Direction-of-arrival estimation of a gravitational wave by correlations between quadrupole moments of pulsar timings

TL;DR

This paper proposes a novel method to estimate the direction of arrival of gravitational waves using correlations between quadrupole moments of pulsar timings, which could enhance GW source localization with future telescopes.

Contribution

It introduces a new approach leveraging quadrupole moment correlations to determine GW source directions, addressing an inverse problem in pulsar timing array analysis.

Findings

Correlation matrices are rank 2 and relate to GW projection tensors

The method enables DOA estimation of GWs from pulsar timing data

Angular resolution and error estimates are provided for future observations

Abstract

Can we estimate the direction of arrival (DOA) of a gravitational wave (GW) signal from pulsar timing array observations?
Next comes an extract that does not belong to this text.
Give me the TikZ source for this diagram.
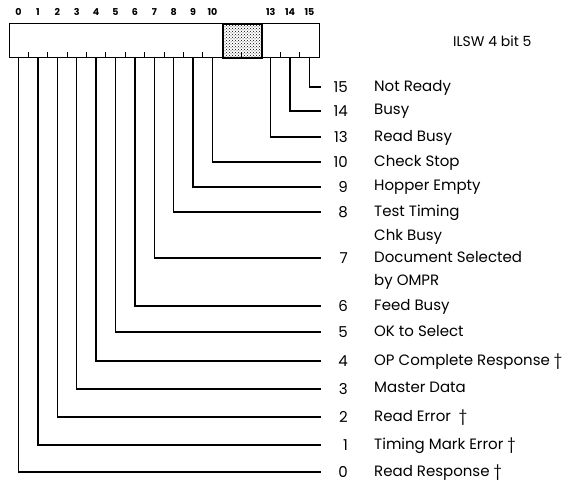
\documentclass[tikz,border=0pt]{standalone}
\usepackage{fontspec}
\setmainfont{Poppins}
\usetikzlibrary{patterns}

\begin{document}
\begin{tikzpicture}[
  x=1pt, y=-1pt,
  wire/.style={line width=1.4pt},
  bitno/.style={font=\fontsize{9.5}{10}\selectfont\bfseries, inner sep=0pt},
  num/.style={font=\fontsize{15}{17}\selectfont, inner sep=0pt, text width=27pt, align=right, anchor=east},
  desc/.style={font=\fontsize{15}{23.5}\selectfont, inner sep=0pt, align=left, anchor=north west}
]
\useasboundingbox (0,0) rectangle (574,483);
% the register and its unused field
\node[draw, line width=1.4pt, minimum width=310pt, minimum height=34pt, inner sep=0pt, anchor=north west] (reg) at (9,23) {};
\node[draw, line width=2pt, pattern=crosshatch dots, minimum width=39pt, minimum height=34pt, inner sep=0pt, anchor=north west] (spare) at (222,23) {};
\foreach \b in {1,...,10,12,14,15}
  \draw[line width=1pt] (8.8+19.4*\b,57) -- ++(0,-5);
\foreach \i in {0,...,10,13,14,15}
  \node[bitno] (t\i) at (18.5+19.4*\i,12) {\i};
\node[font=\fontsize{14}{16}\selectfont, inner sep=0pt, anchor=west] (title) at (453,41) {ILSW 4 bit 5};
% bit lines
\foreach \i/\y/\txt in {15/87/Not Ready, 14/111/Busy, 13/137/Read Busy,
    10/162/Check Stop, 9/187/Hopper Empty, 8/212/{Test Timing\\ Chk Busy},
    7/258/{Document Selected\\by OMPR}, 6/306/Feed Busy, 5/332/OK to Select,
    4/361/OP Complete Response \dag, 3/389/Master Data, 2/417/Read Error \ \dag,
    1/445/Timing Mark Error \dag, 0/472/Read Response \dag}{
  \coordinate (b\i) at (18.5+19.4*\i,57);
  \node[num] (n\i) at (348,\y) {\i};
  \node[desc] (d\i) at (374,\y-7) {\txt};
  \draw[wire] (b\i) |- (n\i.west);
}
\end{tikzpicture}
\end{document}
The present paper addresses the inverse problem, for which we consider quadrupole moments of pulsar timings due to GWs from a dominant isolated source such as a binary of supermassive black holes over an isotropic stochastic background. Correlations between the quadrupole moments are discussed, where the correlations between pulsar pairs over the full sky are taken into account. The correlations turn out to be in the form of a three-dimensional traceless matrix with rank 2 that can be closely related with a projection tensor for the GW. Thereby, we demonstrate that the rank-2 matrix allows to estimate the DOA of the GW. In expectation of the forthcoming Square Kilometer Array, angular resolutions as well as DOA estimation errors are also examined.